Slight Tuition Fee Increase for Fall at
TAMIU Despite Strong Lege Support
Students at Texas A&M International University will see a slight tuition increase beginning this Fall 2005, despite strong legislative efforts to provide full higher education funding.
On average, full-time students will pay an additional 9.7 percent in tuition and fees for the Fall 2005 semester, equating to approximately $155.00 based on a 12-hour class load.
The fee increases will be used to fund new faculty positions, student scholarships and merit increases. These increases will also assist the University in developing additional academic offerings in accordance with its table of programs as approved by the Texas Higher Education Coordinating Board.
Among areas with increases applied are tuition, computer access fees, international fees, ID card fees and Library access fees.
Dr. Ray Keck, TAMIU president, said he realizes any increase impacts students and their families, but noted that the University continues to benefit from remarkable legislative support which will fund critical growth areas.
"Our Legislative team led by State Senator Dr.
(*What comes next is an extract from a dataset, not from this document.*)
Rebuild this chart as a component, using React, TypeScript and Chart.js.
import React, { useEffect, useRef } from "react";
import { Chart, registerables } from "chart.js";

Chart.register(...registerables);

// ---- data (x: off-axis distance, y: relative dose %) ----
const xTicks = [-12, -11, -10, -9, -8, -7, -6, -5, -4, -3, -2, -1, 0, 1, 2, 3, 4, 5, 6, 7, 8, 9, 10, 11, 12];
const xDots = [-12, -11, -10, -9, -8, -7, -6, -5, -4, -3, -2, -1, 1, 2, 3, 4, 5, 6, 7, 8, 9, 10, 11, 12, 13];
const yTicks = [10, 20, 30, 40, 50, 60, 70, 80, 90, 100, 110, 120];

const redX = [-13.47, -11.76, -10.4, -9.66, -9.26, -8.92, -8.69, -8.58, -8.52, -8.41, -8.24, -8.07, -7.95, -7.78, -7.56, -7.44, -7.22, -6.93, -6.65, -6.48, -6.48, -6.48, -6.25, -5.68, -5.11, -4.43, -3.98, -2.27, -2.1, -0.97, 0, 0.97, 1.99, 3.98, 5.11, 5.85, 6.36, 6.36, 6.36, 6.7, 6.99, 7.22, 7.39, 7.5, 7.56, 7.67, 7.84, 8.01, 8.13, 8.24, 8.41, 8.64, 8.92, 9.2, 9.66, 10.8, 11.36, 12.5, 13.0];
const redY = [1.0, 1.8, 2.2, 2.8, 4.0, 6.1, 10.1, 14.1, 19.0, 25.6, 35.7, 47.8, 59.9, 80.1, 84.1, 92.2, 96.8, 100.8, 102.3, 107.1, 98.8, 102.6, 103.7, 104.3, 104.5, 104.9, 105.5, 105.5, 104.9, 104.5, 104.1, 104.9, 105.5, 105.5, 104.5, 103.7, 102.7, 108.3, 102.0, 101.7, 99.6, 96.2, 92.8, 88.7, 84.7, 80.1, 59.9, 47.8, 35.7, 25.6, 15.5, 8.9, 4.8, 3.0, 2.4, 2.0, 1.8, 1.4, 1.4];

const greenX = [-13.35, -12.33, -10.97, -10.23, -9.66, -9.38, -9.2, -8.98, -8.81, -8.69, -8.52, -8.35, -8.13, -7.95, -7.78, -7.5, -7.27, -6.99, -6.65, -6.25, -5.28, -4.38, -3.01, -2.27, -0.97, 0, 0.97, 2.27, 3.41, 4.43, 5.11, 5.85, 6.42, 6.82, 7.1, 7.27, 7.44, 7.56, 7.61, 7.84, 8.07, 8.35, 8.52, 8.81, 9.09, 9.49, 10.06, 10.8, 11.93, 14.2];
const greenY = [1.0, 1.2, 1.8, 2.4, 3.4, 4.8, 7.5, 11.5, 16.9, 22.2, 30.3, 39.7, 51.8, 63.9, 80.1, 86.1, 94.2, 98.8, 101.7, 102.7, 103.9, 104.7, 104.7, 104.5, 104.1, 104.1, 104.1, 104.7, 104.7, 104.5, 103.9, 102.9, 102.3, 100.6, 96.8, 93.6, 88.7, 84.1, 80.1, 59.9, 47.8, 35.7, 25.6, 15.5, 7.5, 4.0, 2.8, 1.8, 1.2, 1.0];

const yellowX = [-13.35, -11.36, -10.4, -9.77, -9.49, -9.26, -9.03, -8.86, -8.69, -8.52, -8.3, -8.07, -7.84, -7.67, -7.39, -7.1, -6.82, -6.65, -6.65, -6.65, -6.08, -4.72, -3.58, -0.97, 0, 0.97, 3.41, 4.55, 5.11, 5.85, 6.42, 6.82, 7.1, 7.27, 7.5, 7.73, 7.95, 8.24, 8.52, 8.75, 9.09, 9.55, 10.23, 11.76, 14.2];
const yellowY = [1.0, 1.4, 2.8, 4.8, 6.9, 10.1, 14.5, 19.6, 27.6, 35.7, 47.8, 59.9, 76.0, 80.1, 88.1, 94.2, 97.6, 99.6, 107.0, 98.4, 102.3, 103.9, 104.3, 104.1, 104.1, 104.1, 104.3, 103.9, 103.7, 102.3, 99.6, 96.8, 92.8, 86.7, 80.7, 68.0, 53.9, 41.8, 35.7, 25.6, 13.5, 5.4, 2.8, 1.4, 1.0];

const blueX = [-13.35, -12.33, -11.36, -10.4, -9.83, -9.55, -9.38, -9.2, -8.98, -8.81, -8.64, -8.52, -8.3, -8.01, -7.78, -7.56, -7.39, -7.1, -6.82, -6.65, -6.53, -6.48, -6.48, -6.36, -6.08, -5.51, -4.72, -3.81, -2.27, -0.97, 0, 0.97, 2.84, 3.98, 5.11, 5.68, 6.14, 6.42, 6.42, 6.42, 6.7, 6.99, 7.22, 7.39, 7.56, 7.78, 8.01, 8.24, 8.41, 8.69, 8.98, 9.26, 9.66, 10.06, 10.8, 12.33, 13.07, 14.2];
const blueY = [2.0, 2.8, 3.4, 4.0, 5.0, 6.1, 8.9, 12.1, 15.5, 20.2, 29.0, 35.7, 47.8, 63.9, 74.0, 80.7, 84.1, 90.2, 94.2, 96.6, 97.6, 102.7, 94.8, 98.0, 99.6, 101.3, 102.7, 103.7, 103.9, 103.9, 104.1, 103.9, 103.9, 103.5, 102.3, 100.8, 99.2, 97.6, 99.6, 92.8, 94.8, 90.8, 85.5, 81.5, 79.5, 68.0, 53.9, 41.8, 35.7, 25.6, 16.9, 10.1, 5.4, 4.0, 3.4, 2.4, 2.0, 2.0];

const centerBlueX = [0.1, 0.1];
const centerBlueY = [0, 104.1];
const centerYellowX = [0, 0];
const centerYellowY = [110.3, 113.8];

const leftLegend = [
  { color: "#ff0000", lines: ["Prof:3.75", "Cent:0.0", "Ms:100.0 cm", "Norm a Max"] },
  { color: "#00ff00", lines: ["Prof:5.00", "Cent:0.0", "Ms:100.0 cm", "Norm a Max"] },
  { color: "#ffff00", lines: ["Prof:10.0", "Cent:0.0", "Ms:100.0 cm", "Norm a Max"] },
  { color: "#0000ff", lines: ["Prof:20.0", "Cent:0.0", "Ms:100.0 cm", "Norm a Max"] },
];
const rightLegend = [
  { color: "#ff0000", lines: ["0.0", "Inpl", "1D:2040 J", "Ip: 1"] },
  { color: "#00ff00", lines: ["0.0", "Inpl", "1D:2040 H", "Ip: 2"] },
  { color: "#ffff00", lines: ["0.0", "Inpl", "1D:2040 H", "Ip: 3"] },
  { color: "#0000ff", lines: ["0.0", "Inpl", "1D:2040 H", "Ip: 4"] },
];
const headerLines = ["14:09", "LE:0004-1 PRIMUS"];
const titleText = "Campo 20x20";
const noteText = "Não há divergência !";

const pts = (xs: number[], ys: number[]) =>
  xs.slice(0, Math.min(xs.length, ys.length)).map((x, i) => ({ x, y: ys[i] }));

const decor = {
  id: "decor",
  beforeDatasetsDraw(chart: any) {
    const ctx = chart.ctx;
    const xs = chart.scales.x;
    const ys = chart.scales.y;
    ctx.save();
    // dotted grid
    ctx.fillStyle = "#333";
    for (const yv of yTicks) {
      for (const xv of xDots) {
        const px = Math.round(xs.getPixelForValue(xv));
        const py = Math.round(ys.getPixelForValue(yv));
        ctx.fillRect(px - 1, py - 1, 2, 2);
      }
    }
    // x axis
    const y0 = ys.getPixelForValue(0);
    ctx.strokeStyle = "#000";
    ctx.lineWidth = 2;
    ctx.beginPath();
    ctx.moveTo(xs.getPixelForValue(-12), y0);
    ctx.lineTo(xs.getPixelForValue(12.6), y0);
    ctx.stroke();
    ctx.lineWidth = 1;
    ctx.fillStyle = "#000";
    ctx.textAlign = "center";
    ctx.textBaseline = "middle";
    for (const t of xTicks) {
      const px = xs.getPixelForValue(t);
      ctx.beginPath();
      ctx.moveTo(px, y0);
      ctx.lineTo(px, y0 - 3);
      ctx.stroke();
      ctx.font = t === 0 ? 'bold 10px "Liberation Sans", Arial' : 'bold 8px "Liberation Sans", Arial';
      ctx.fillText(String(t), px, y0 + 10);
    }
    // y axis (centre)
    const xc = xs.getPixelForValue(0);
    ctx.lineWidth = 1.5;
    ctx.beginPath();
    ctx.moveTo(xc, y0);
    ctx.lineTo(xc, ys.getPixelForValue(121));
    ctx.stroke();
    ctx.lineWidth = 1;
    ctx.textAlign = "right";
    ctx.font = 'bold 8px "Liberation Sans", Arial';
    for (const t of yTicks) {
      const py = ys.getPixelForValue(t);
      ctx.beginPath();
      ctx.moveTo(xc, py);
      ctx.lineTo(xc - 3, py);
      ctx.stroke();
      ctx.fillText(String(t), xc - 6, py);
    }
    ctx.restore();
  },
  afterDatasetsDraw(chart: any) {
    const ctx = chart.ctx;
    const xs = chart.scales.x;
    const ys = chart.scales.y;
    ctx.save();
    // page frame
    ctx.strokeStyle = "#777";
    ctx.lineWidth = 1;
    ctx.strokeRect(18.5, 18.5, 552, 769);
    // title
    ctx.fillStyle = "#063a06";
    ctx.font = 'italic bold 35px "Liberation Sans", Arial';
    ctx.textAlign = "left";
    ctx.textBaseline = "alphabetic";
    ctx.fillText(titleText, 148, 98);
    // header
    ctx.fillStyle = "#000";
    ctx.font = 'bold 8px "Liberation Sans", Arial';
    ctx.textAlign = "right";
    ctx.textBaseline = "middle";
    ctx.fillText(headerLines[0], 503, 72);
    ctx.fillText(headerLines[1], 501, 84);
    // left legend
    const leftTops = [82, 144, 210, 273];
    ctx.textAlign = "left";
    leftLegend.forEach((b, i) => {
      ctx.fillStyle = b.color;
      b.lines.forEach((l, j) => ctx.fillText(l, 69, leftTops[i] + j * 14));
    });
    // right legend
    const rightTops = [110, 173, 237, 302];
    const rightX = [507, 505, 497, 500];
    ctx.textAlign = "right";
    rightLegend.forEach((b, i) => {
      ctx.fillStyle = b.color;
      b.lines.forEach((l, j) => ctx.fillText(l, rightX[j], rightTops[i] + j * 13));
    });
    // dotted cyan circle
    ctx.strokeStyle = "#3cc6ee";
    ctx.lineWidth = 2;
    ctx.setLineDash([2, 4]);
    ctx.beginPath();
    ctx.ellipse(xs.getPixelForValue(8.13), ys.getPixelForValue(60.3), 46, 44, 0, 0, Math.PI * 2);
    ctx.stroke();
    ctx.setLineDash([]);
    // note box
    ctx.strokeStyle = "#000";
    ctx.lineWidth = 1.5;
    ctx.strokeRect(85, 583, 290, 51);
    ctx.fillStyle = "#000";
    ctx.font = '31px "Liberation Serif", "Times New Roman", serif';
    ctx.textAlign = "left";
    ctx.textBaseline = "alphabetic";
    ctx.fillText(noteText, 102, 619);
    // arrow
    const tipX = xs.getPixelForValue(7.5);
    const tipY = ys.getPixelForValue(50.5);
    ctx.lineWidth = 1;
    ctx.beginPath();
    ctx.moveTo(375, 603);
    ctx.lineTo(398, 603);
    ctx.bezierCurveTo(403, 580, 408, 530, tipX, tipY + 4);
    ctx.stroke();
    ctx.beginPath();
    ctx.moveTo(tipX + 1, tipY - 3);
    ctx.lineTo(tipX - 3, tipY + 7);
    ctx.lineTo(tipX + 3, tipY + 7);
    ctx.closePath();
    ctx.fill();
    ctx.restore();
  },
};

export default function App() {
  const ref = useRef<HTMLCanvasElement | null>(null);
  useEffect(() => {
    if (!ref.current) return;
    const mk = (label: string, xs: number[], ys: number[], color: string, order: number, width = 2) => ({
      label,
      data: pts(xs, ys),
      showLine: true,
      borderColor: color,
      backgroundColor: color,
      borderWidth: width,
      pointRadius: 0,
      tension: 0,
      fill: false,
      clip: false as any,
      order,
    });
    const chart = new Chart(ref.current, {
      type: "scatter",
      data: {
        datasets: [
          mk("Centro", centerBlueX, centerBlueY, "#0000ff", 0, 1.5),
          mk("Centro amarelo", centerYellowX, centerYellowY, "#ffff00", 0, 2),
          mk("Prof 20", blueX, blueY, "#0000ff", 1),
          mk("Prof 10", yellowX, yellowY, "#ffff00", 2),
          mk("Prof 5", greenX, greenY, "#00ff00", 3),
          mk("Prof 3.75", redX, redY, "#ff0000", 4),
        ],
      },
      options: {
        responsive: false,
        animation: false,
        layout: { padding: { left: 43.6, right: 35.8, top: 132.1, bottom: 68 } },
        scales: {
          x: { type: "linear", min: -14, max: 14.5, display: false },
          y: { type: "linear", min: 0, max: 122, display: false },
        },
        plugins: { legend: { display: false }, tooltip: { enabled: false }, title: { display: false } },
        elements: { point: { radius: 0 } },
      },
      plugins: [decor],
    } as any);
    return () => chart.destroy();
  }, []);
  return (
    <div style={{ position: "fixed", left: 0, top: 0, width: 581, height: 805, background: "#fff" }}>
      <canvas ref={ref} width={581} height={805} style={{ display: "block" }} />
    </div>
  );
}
Judith Zaffirini and Representatives Guillen and Raymond, have once again provided the leadership that will allow us to deliver excellent higher education programs for our students and community at large, complete our campus' construction plan and explore new degrees and programs.
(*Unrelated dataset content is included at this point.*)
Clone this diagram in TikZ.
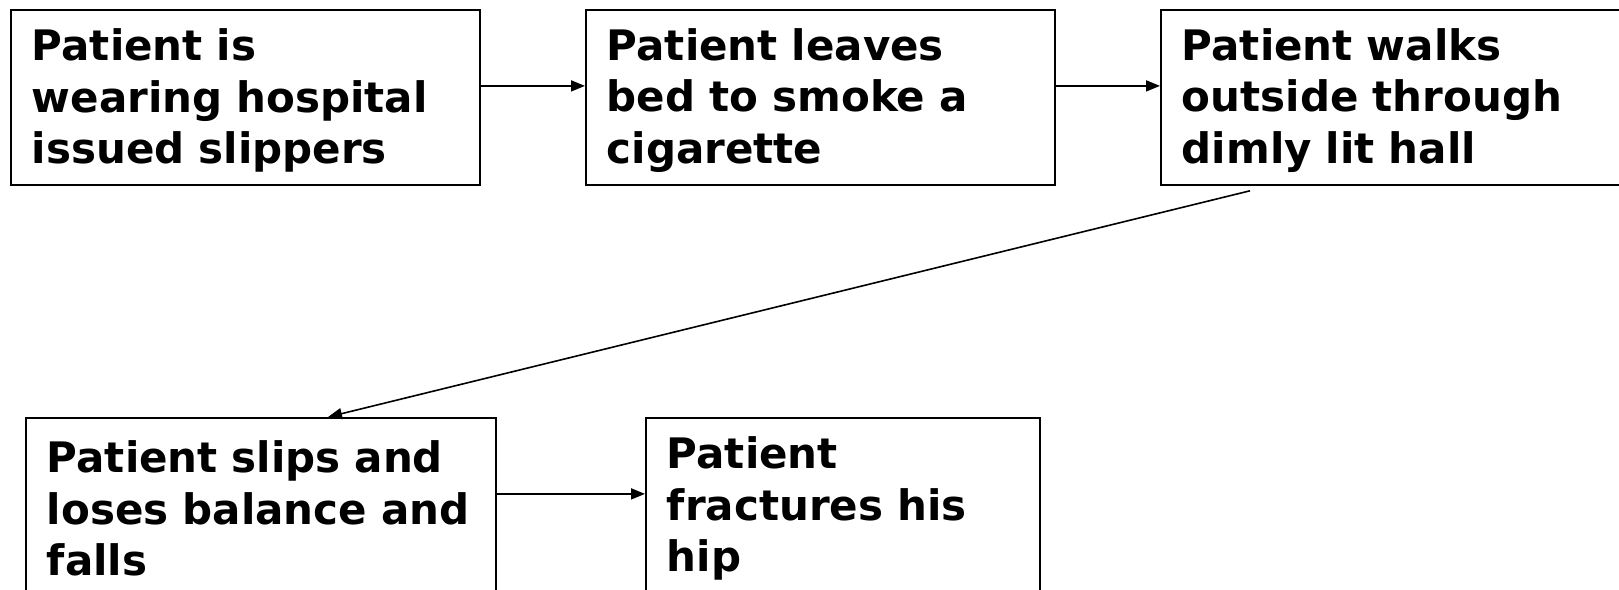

"While the increases seem challenging, these same fees in various ranges will be implemented across the state. Our fees have traditionally remained among the lowest in the State and we are confident that this will continue to be the case. We also appreciate the funding support provided by the Legislature, which will enable us to add critical teaching lines that provide new faculty and provide much-needed support for merit increases for deserving faculty," Dr. Keck said.
Keck said he is also confident that the University's continued growth and development will also help to secure additional formula-based funding in the future.
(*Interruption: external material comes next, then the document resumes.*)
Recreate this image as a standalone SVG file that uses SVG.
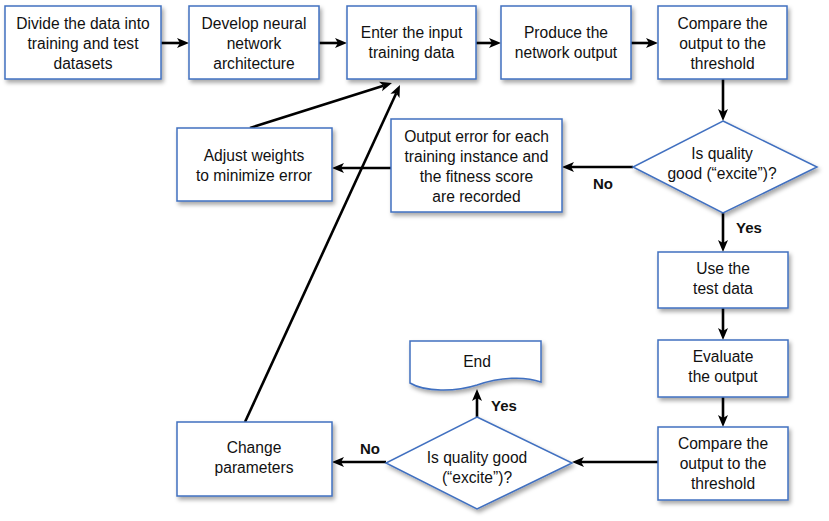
<svg xmlns="http://www.w3.org/2000/svg" width="829" height="521" viewBox="0 0 829 521">
<defs>
<filter id="sh" x="-10%" y="-10%" width="130%" height="140%">
<feDropShadow dx="2" dy="3" stdDeviation="2" flood-color="#000" flood-opacity="0.35"/>
</filter>
<marker id="ah" markerUnits="userSpaceOnUse" markerWidth="14" markerHeight="12" viewBox="0 0 14 12" refX="3" refY="6" orient="auto">
<path d="M0,1 L12,6 L0,11 L3,6 Z" fill="#000"/>
</marker>
<style>
.b{fill:#fff;stroke:#4170c0;stroke-width:1.5;filter:url(#sh)}
.t{font-family:"Liberation Sans",Arial,Helvetica,sans-serif;font-size:15.6px;fill:#111;text-anchor:middle}
.l{font-family:"Liberation Sans",Arial,Helvetica,sans-serif;font-size:15px;font-weight:bold;fill:#111;text-anchor:middle}
.c{stroke:#000;stroke-width:2.6;fill:none;marker-end:url(#ah)}
</style>
</defs>
<rect width="829" height="521" fill="#fff"/>

<g id="connectors">
<line class="c" x1="161" y1="43" x2="180" y2="43"/>
<line class="c" x1="319" y1="43" x2="338" y2="43"/>
<line class="c" x1="476" y1="43" x2="492" y2="43"/>
<line class="c" x1="631" y1="43" x2="649" y2="43"/>
<line class="c" x1="723" y1="79" x2="723" y2="112"/>
<line class="c" x1="633" y1="167" x2="571" y2="167"/>
<line class="c" x1="391" y1="168" x2="341" y2="168"/>
<line class="c" x1="723" y1="213" x2="723" y2="243"/>
<line class="c" x1="723" y1="308" x2="723" y2="331"/>
<line class="c" x1="723" y1="397" x2="723" y2="418"/>
<line class="c" x1="658" y1="462" x2="581" y2="462"/>
<line class="c" x1="386" y1="462" x2="341" y2="462"/>
<line class="c" x1="477" y1="417" x2="477" y2="398"/>
<line class="c" x1="250" y1="128" x2="383.4" y2="85.7"/>
<line class="c" x1="245" y1="422" x2="396.2" y2="93.2"/>
</g>

<g id="n1"><rect class="b" x="5" y="6" width="156" height="73"/>
<text class="t" x="83" y="29">Divide the data into</text><text class="t" x="83" y="49">training and test</text><text class="t" x="83" y="69">datasets</text></g>

<g id="n2"><rect class="b" x="189" y="6" width="130" height="73"/>
<text class="t" x="254" y="29">Develop neural</text><text class="t" x="254" y="49">network</text><text class="t" x="254" y="69">architecture</text></g>

<g id="n3"><rect class="b" x="347" y="6" width="129" height="73"/>
<text class="t" x="411.5" y="38">Enter the input</text><text class="t" x="411.5" y="58">training data</text></g>

<g id="n4"><rect class="b" x="501" y="6" width="130" height="73"/>
<text class="t" x="566" y="38">Produce the</text><text class="t" x="566" y="58">network output</text></g>

<g id="n5"><rect class="b" x="658" y="6" width="129" height="73"/>
<text class="t" x="722.5" y="29">Compare the</text><text class="t" x="722.5" y="49">output to the</text><text class="t" x="722.5" y="69">threshold</text></g>

<g id="d1"><polygon class="b" points="723,121 817,167 723,213 633,167"/>
<text class="t" x="722" y="159">Is quality</text><text class="t" x="722" y="179">good (“excite”)?</text></g>

<g id="n6"><rect class="b" x="391" y="119" width="171" height="93"/>
<text class="t" x="476.5" y="142">Output error for each</text><text class="t" x="476.5" y="162">training instance and</text><text class="t" x="476.5" y="182">the fitness score</text><text class="t" x="476.5" y="202">are recorded</text></g>

<g id="n7"><rect class="b" x="177" y="128" width="155" height="73"/>
<text class="t" x="254" y="161">Adjust weights</text><text class="t" x="254" y="181">to minimize error</text></g>

<g id="n8"><rect class="b" x="658" y="252" width="130" height="56"/>
<text class="t" x="723" y="274">Use the</text><text class="t" x="723" y="294">test data</text></g>

<g id="n9"><rect class="b" x="658" y="340" width="130" height="57"/>
<text class="t" x="723" y="362">Evaluate</text><text class="t" x="723" y="382">the output</text></g>

<g id="n10"><rect class="b" x="658" y="427" width="130" height="73"/>
<text class="t" x="723" y="449">Compare the</text><text class="t" x="723" y="469">output to the</text><text class="t" x="723" y="489">threshold</text></g>

<g id="d2"><polygon class="b" points="477,417 572,463 477,509 386,463"/>
<text class="t" x="477" y="463">Is quality good</text><text class="t" x="477" y="483">(“excite”)?</text></g>

<g id="end"><path class="b" d="M410,341 H541 V382 C525,376 500,377 477,385 C455,392 425,392 410,383 Z"/>
<text class="t" x="477" y="367">End</text></g>

<g id="n11"><rect class="b" x="177" y="422" width="155" height="74"/>
<text class="t" x="254" y="453">Change</text><text class="t" x="254" y="473">parameters</text></g>

<g id="labels">
<text class="l" x="603" y="189">No</text>
<text class="l" x="749" y="233">Yes</text>
<text class="l" x="370" y="454">No</text>
<text class="l" x="504" y="411">Yes</text>
</g>
</svg>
"We believe that semester credit hours, upon which formula funding is based, will increase at least 5 percent in this biennium, which will impact future funding," he added.
Keck noted that despite increases in costs, higher education remains the single most important factor in enhancing both an individual and a community's quality of life.
"Higher education remains an investment that we make in ourselves and in our community. There is indeed a certain cost to achieving that investment, but the returns last a lifetime and insure the elevation of the individual and the community to our collective highest potential," Keck concluded.